Pour l’historien et observateur politique Jocelyn Chan Low, la clé de l’efficacité et de l’intégrité du directeur d’une institution telle que la FCC réside dans son indépendance constitutionnelle. Selon lui, cette mesure est essentielle pour accorder au directeur toute la latitude nécessaire et le mettre à l’abri des pressions politiques potentielles de la part d’un gouvernement.
Jocelyn Chan Low recommande que le poste de directeur général de la FCC soit érigé en un poste constitutionnel. Une mesure cruciale, à ses yeux, car cela garantirait au directeur une indépendance totale dans l’exercice de ses fonctions. « Lorsqu’il entreprendra ses enquêtes, il devra être libre de travailler en toute indépendance. C’est uniquement en étant protégé constitutionnellement que cela permettra à un directeur d’une telle institution d’être impartial », conclut-il.

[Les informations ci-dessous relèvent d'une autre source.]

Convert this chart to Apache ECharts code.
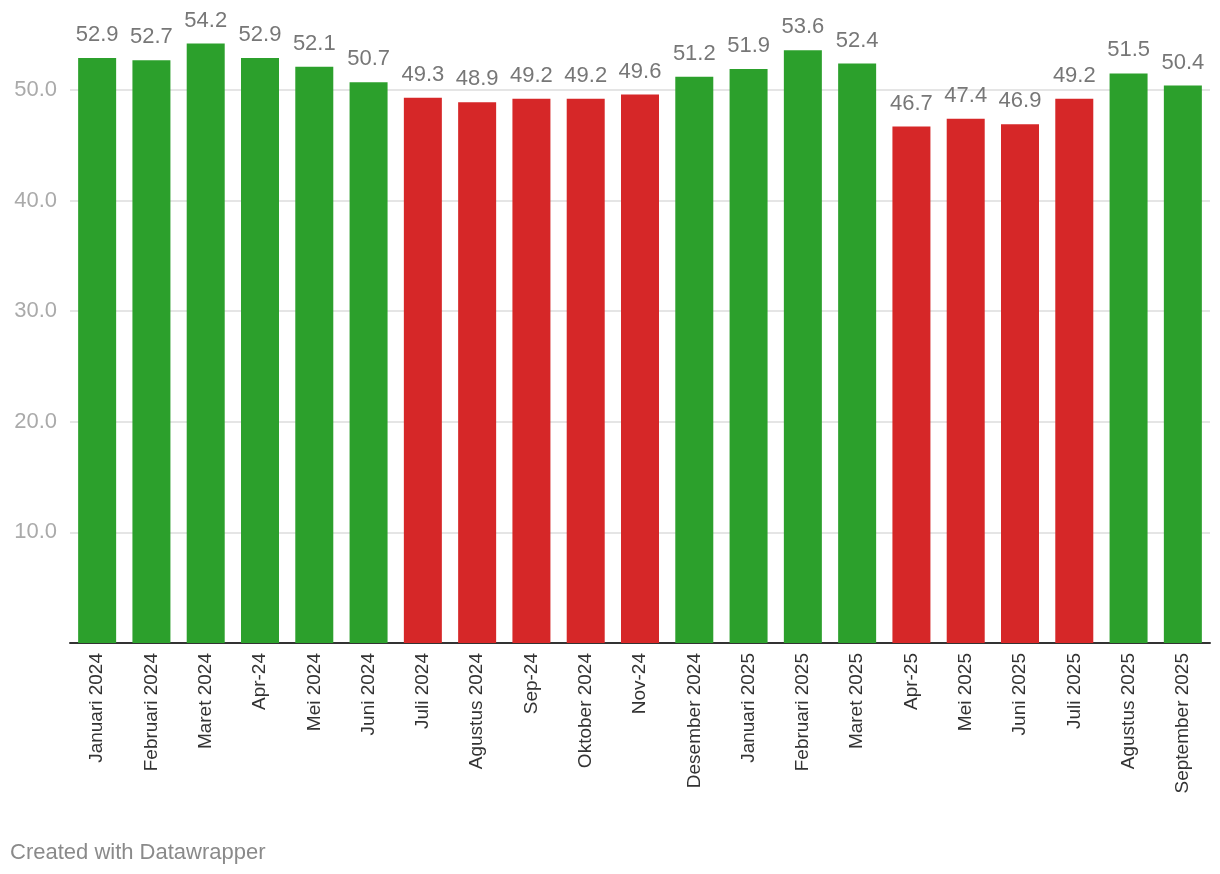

Quatre membres du GM pour clore les débats
La clôture des débats autour du FCC Bill se fera par quatre membres du gouvernement. C’est la ministre de l’Éducation, Leela Devi Dookun-Luchoomun, qui ouvrira les discussions mardi. Le ministre du Transport, Alan Ganoo, prendra ensuite la relève, suivi de l’Attorney General Maneesh Gobin. Finalement, le Premier ministre, Pravind Jugnauth, conclura les délibérations.